L’oeil pour le football?

Depuis quelques semaines, je croise dans notre Sport/Foot Mag, et vous aussi, une pleine page de pub ma foi fort belle. C’est le très gros plan d’un oeil dont l’iris est un ballon de foot, oeil chapeauté d’un sourcil qui me fait me demander s’il s’agit de Zidane, de TomCruise ou d’un autre. Je verrais bien la photo en méga-poster quelque part dans ma baraque, je crois qu’elle me chatouillerait un bon moment la fibre esthétique. Elle en épaterait plus d’un dans le genre Art et Sport, et j’aurais l’impression d’être un peu au Musée des Arts Contemporains de la Communauté française, qui vient d’ouvrir ses portes sur le site du Grand-Hornu!

Vous n’allez pas me croire: j’ai croisé dix fois cette photo en l’appréciant chaque fois d’un oeil (!) mais subliminalement, et sans réaliser pour quel produit elle faisait la réclame. Parce que mon but est toujours de lire Sport/Foot Mag au plus vite, et que les pages de pub sont d’abord des obstacles à dribbler en pleine course! C’est seulement voici quelques jours, à l’occasion de la Commission provinciale d’études qui réunissait les clubs du Luxembourg, que j’ai pigé de quoi il s’agissait: Jean-Marie Mottet, président de notre CPA, a présenté la photo en évoquant la nouvelle campagne urbsfienne qui vise à recruter des arbitres. Sous le très gros oeil, en très petit, une phrase dit: « Vous avez l’oeil pour le football? Devenez arbitre! »

C’est une pub pleine de bonne volonté pour tenter une énième fois, avec une belle persévérance, de résoudre un problème endémique. C’est une pub meilleure que la précédente, ce qui n’était pas difficile vu que la précédente atteignait les sommets de la publicité dissuasive: tu avais une vague envie de te lancer dans l’arbitrage, tu regardais un moment l’affiche de la buvette sur laquelle un mec en noir, raide comme un piquet, brandissait un carton. Et, fataliste, tu recommandais une chope au comptoir: en te disant qu’il était quand même plus distrayant de gueuler de temps en temps que de se faire engueuler souvent…

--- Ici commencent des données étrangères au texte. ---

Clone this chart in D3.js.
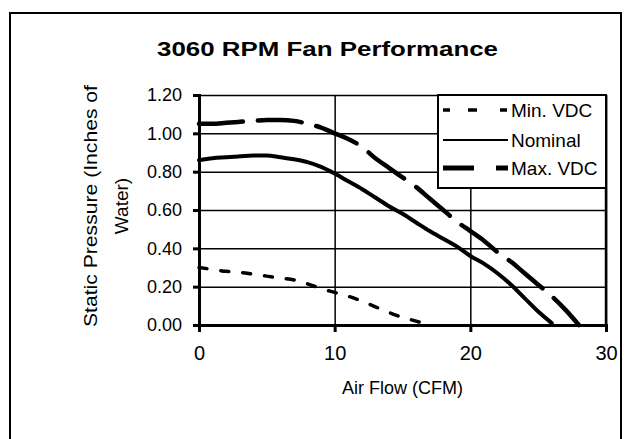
<!DOCTYPE html>
<html>
<head>
<meta charset="utf-8">
<script src="https://cdn.jsdelivr.net/npm/d3@7"></script>
<style>
  html, body { margin: 0; padding: 0; background: #fff; }
  svg { display: block; }
  text { font-family: "Liberation Sans", Arial, sans-serif; fill: #000; }
</style>
</head>
<body>
<svg id="chart" width="629" height="439"></svg>
<script>
// ---- data ----
const title = "3060 RPM Fan Performance";
const xLabel = "Air Flow (CFM)";
const yLabelLines = ["Static Pressure (Inches of", "Water)"];
const seriesNames = ["Min. VDC", "Nominal", "Max. VDC"];
const xTicks = [0, 10, 20, 30];
const yTicks = [0, 0.2, 0.4, 0.6, 0.8, 1.0, 1.2];

const minFlow = [0, 1, 2, 3, 4, 5, 6, 7, 8, 9, 10, 11, 12, 13, 14, 15, 16, 17];
const minPressure = [0.30, 0.29, 0.28, 0.275, 0.265, 0.255, 0.245, 0.235, 0.215, 0.19, 0.17, 0.15, 0.125, 0.095, 0.065, 0.04, 0.02, 0.0];

const nomFlow = [0, 1, 2, 3, 4, 5, 6, 7, 8, 9, 10, 11, 12, 13, 14, 15, 16, 17, 18, 19, 20, 21, 22, 23, 24, 25, 26];
const nomPressure = [0.86, 0.87, 0.875, 0.88, 0.885, 0.885, 0.875, 0.865, 0.85, 0.825, 0.79, 0.75, 0.71, 0.665, 0.62, 0.58, 0.535, 0.49, 0.45, 0.41, 0.36, 0.32, 0.27, 0.21, 0.14, 0.07, 0.01];

const maxFlow = [0, 1, 2, 3, 4, 5, 6, 7, 8, 9, 10, 11, 12, 13, 14, 15, 16, 17, 18, 19, 20, 21, 22, 23, 24, 25, 26, 27, 28];
const maxPressure = [1.05, 1.05, 1.055, 1.06, 1.065, 1.07, 1.07, 1.065, 1.05, 1.03, 1.0, 0.97, 0.93, 0.87, 0.82, 0.77, 0.72, 0.66, 0.60, 0.54, 0.49, 0.44, 0.38, 0.33, 0.27, 0.21, 0.15, 0.08, 0.0];

// ---- layout ----
const svg = d3.select("#chart");
const plot = { left: 199, right: 606, top: 95, bottom: 325 };
const x = d3.scaleLinear().domain([0, 30]).range([plot.left, plot.right]);
const y = d3.scaleLinear().domain([0, 1.2]).range([plot.bottom, plot.top]);

// outer frame
svg.append("path")
  .attr("d", `M10,450 L10,13 L621,13 L621,450`)
  .attr("fill", "none").attr("stroke", "#000").attr("stroke-width", 2);

// title
svg.append("text")
  .attr("x", 157).attr("y", 56)
  .attr("font-size", 21).attr("font-weight", "bold")
  .attr("textLength", 341).attr("lengthAdjust", "spacingAndGlyphs")
  .text(title);

// horizontal grid
const gridY = svg.append("g").attr("transform", `translate(${plot.left},0)`)
  .call(d3.axisLeft(y).tickValues(yTicks).tickSize(-(plot.right - plot.left)).tickFormat(""));
gridY.select(".domain").remove();
gridY.selectAll("line").attr("stroke", "#000").attr("stroke-width", 1.5);

// vertical grid
const gridX = svg.append("g").attr("transform", `translate(0,${plot.bottom})`)
  .call(d3.axisBottom(x).tickValues(xTicks).tickSize(-(plot.bottom - plot.top)).tickFormat(""));
gridX.select(".domain").remove();
gridX.selectAll("line").attr("stroke", "#000").attr("stroke-width", 1.5);

// right border
svg.append("line").attr("x1", plot.right).attr("x2", plot.right)
  .attr("y1", plot.top).attr("y2", plot.bottom).attr("stroke", "#000").attr("stroke-width", 2.5);

// y axis
const yAxis = svg.append("g").attr("transform", `translate(${plot.left},0)`)
  .call(d3.axisLeft(y).tickValues(yTicks).tickSize(6).tickPadding(11).tickFormat(d3.format(".2f")));
yAxis.select(".domain").attr("stroke", "#000").attr("stroke-width", 3);
yAxis.selectAll("line").attr("stroke", "#000").attr("stroke-width", 3);
yAxis.selectAll("text").attr("font-size", 18).attr("font-family", "Liberation Sans, Arial, sans-serif");

// x axis
const xAxis = svg.append("g").attr("transform", `translate(0,${plot.bottom})`)
  .call(d3.axisBottom(x).tickValues(xTicks).tickSize(7).tickPadding(14).tickFormat(d3.format("d")));
xAxis.select(".domain").attr("stroke", "#000").attr("stroke-width", 3);
xAxis.selectAll("line").attr("stroke", "#000").attr("stroke-width", 3);
xAxis.selectAll("text").attr("font-size", 20).attr("font-family", "Liberation Sans, Arial, sans-serif");

// axis titles
svg.append("text")
  .attr("x", (plot.left + plot.right) / 2).attr("y", 394)
  .attr("text-anchor", "middle").attr("font-size", 18)
  .text(xLabel);

const yl = svg.append("text")
  .attr("transform", `translate(0,206) rotate(-90)`)
  .attr("text-anchor", "middle").attr("font-size", 19);
yl.append("tspan").attr("x", 0).attr("y", 97)
  .attr("textLength", 242).attr("lengthAdjust", "spacingAndGlyphs").text(yLabelLines[0]);
yl.append("tspan").attr("x", 0).attr("y", 128).text(yLabelLines[1]);

// series
const line = d3.line().x(d => x(d[0])).y(d => y(d[1])).curve(d3.curveMonotoneX);
const styles = [
  { w: 3.5, dash: "8,14" },
  { w: 4, dash: null },
  { w: 4.5, dash: "44,15" }
];
const seriesData = [
  d3.zip(minFlow, minPressure),
  d3.zip(nomFlow, nomPressure),
  d3.zip(maxFlow, maxPressure)
];
seriesData.forEach((data, i) => {
  const p = svg.append("path").datum(data)
    .attr("d", line)
    .attr("fill", "none").attr("stroke", "#000")
    .attr("stroke-width", styles[i].w)
    .attr("stroke-linecap", "round").attr("stroke-linejoin", "round");
  if (styles[i].dash) p.attr("stroke-dasharray", styles[i].dash);
});

// legend
const legend = { x: 438, y: plot.top, w: plot.right - 438, h: 93 };
svg.append("rect").attr("x", legend.x).attr("y", legend.y)
  .attr("width", legend.w).attr("height", legend.h)
  .attr("fill", "#fff").attr("stroke", "#000").attr("stroke-width", 2);
const legendRows = [110, 140, 168];
const legendDash = ["7,18,9,23,7", null, "31,22,13"];
const legendW = [3.5, 2, 5];
seriesNames.forEach((name, i) => {
  const l = svg.append("line")
    .attr("x1", 443).attr("x2", 508)
    .attr("y1", legendRows[i]).attr("y2", legendRows[i])
    .attr("stroke", "#000").attr("stroke-width", legendW[i]);
  if (legendDash[i]) l.attr("stroke-dasharray", legendDash[i]);
  svg.append("text").attr("x", 511).attr("y", legendRows[i])
    .attr("dy", "0.36em").attr("font-size", 19).text(name);
});
</script>
</body>
</html>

Il y a 6.500 arbitres en Belgique, il en faudrait 8.500 pour que tous les matches soient dûment arbitrés. En Province de Luxembourg, sur quelques années, on a chuté de 356 à 278 arbitres. J’ai déjà glosé de cette carence, je ne regloserai pas aujourd’hui: je répète simplement que, notre footu règlement étant ce qu’il est, je trouve admirable qu’il y ait encore autant de masochistes complaisants, disposés à se faire honnir chaque semaine sur les terrains de province. Chaque semaine? C’est là où je voulais en venir pour tenter d’apporter ma pierre à l’édifice branlant. Dans son exposé, Jean-Marie Mottet signalait aussi le nombre grandissant de forfaits ponctuels à l’approche du match : entre le jeudi et le dimanche, il peut y avoir jusqu’à 50 coups de fils d’arbitre empêchés en dernière minute… Et Jean-Marie Mottet de déplorer que certains « aillent à l’arbitrage comme d’autres à la messe: parfois oui et parfois non, alors que l’arbitrage doit être une vocation… »

Justement pas. Cette déploration est une erreur, toutes les vocations étant relatives. Une bonne manière d’avoir davantage d’arbitres le week-end serait justement d’accepter tous ceux qui sont prêts à arbitrer, mais seulement une fois sur trois ou sur quatre, au lieu de leur reprocher une motivation insuffisante. Il y aurait d’une part moins d’empêchements douteux de dernière minute, et d’autre part quelques bonnes volontés hebdomadaires supplémentaires: quand tu t’es fait traiter durant 90 minutes de tous les noms d’oiseaux, il est assez humain de prendre deux ou trois semaines pour digérer les lazzi, avant d’avoir envie de remettre ça! Supposons qu’à la messe, Jean-Marie, le curé ait le choix entre une église toujours à moitié vide et une église remplie une fois sur quatre: fût-ce en désespoir de cause, Dieu et lui choisiront la seconde solution. Ainsi soit-il.